Factory-made shipping containers fall under the category of manufactured housing, which is governed by the state and not the city. An inspection happens in the factory. The city looks at the foundation.

Setting up

No matter the type, architects agree that a major benefit of shipping containers is how quickly they can be installed.

Bohn said that while contractors are working on containers in a factory, land is leveled and foundations are poured.

Construction time ends up being reduced by 35 to 40 percent, which allows developers to get income sooner, he said.

Once the containers are delivered on site, they can be installed in anywhere from one day to two weeks, Kroft said.

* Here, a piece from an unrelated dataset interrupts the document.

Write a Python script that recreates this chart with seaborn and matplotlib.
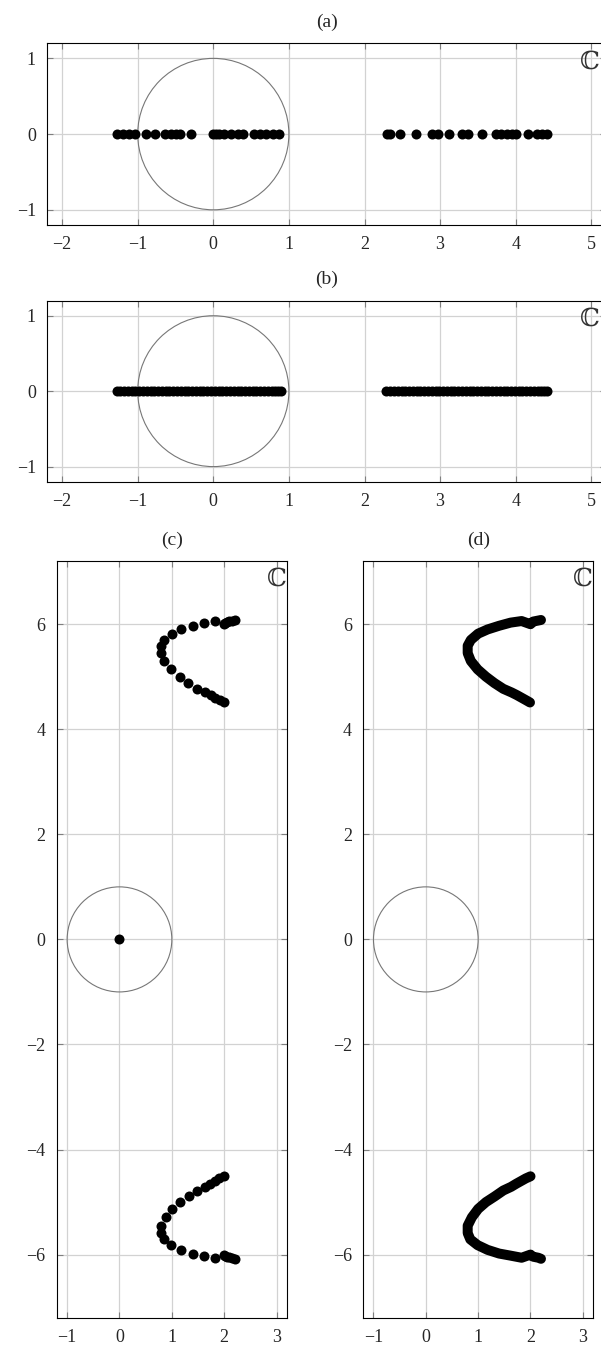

Siegal said you save one-third of your usual construction time with the modular approach because permitting and construction are faster.

“Offsite construction and prefabricated buildings are going to be the way of the future,” Siegal said. “When you think of the way we build now, it’s kind of archaic. We don’t build cars in our garages − it happens in a controlled setting. Why are we building our houses as if technology hasn’t evolved?”

The shipping containers, architects say, are earthquake-safe because each unit is its own, rigid module designed to withstand rocky waters. That, coupled with their low cost and versatility, means shipping containers are here to stay.

“When we first started, I thought this was going to be a trend, and we would ride the wave as long as we could, but I think this is becoming something more permanent,” Kroft said.